Play the Fighter if you want to face your problems head on with a blade and be the only one left standing at the end of the day. In the dungeon, you are the first into the room and the last thing the monster sees. In town, you are an imposing figure and possibly a hero to the common people.
High Concept: Choose one.
Veteran of the Recent Unpleasantness
Trouble: Choose one.
Out for Revenge
Other Aspects: Choose three. You may replace one with a racial aspect.
I Must Protect ____
Magic is For the Weak
Forceful: Good (+3)
Assign the following to the other five approaches: Fair (+2), Fair (+2), Average (+1), Average (+1), and Mediocre (+0).
Armor Mastery [ ][ ][ ][ ]: Unlike other adventurers, you know how to use your armor to its fullest. Mark off one use of Armor Mastery to ignore all stress from a single non-lethal physical attack or treat one lethal attack as if it weren’t lethal. Clear all marked boxes when you have time to repair your armor. If you mark the fourth box, your armor is completely destroyed after absorbing the attack.
Choose one. At each milestone, you can choose another as your minor milestone benefit. Once you have three stunts, each new stunt lowers your Refresh by 1.
Heavy Weapon Master: When I use a particularly heavy weapon in physical conflict, my weight counts as 2 when I attack Forcefully.
On Any Battlefield: I can mark off one use of Armor Mastery to ignore situation aspects related to weather or environmental effects for the rest of the scene.
Smarter Than I Look: I get +2 to Sneakily overcome obstacles stemming from an enemy’s “cunning” plans.
Tools of War: I get +2 to Cleverly create an advantage by depriving an opponent of their equipment.
Who Wants Some?: I get +2 to Flashily attack an enemy with an intimidating display of martial skill.
Lethal Attacks: While an average attack can usually be mitigated by checking a stress box, lethal attacks go straight to the defender’s consequences, bypassing their stress track entirely. This means that a successful lethal attack will always mean some sort of longer—lasting trauma for the defender—or, in the case of mere minions, who don’t have consequences to begin with, instant defeat. (Probably by death. We don’t call them “lethal attacks” for nothing.)

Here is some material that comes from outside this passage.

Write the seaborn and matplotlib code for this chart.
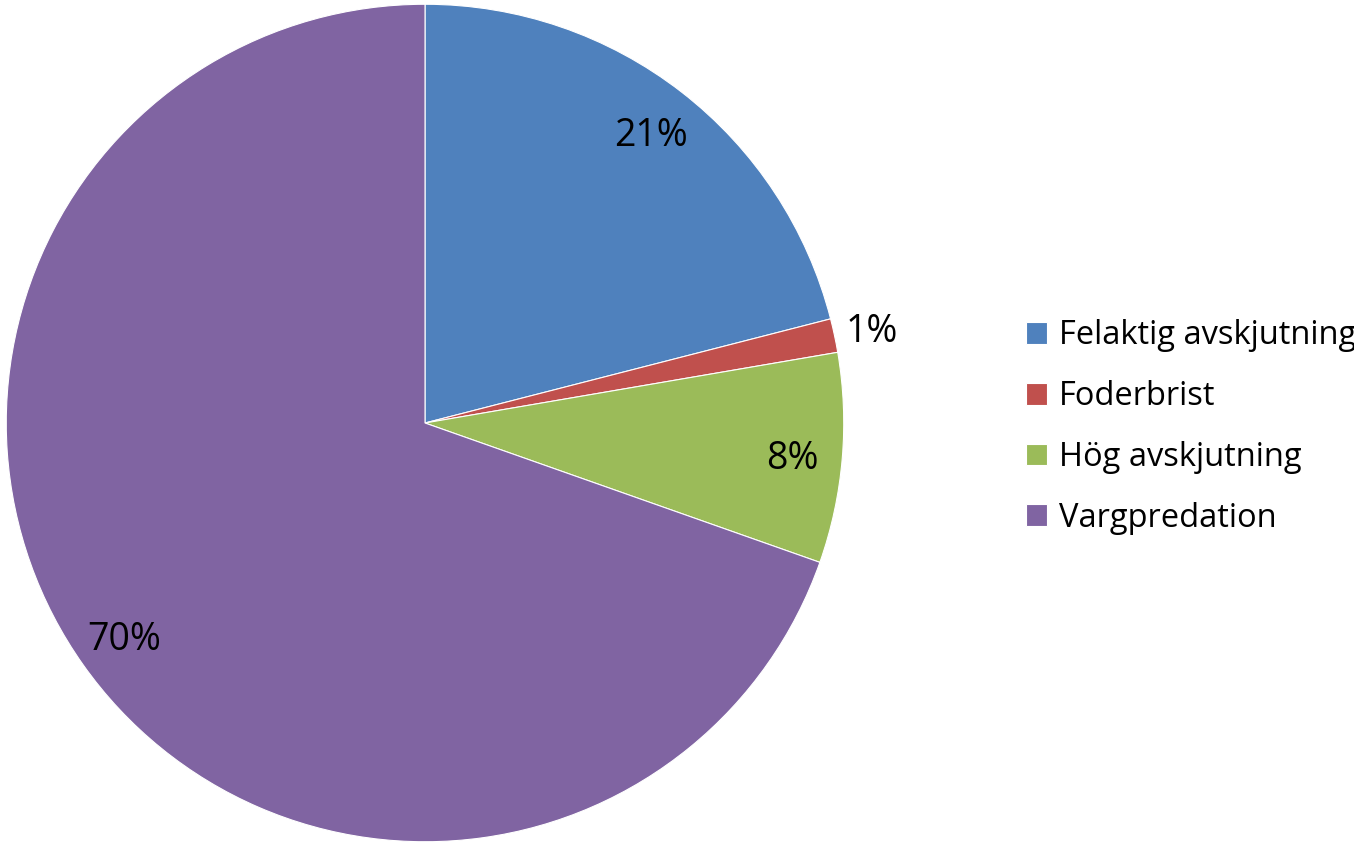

Weight in Combat: Things like a fighter’s facing and positioning within a zone don’t really come into play—these rules don’t care about that level of detail. Instead, it’s the relative weight of combatants within a zone.
Add up the weights of all fighters on each side of a combat in a zone. If one side’s total is greater than the other, that side outweighs the other side, or is “heavier.” Unless a character has a specific stunt that would affect their weight, the general size of the character determines weight. Humans and most player character types normally have an individual weight of 1. Other creatures (monsters) can have different weights.
If the heavier side outweighs their opponents in the zone by at least two to one, they can replace any one of the dice they rolled with a [+].
If the heavier side attacker outweighs their target by at least four to one, they can replace two of the Fate dice results with [+].
It’s a good idea to indicate weight advantage on the battle map using Fate dice, Campaign Coins’ Fate Tokens, or Deck of Fate cards so you’ll remember when it’s time to roll dice.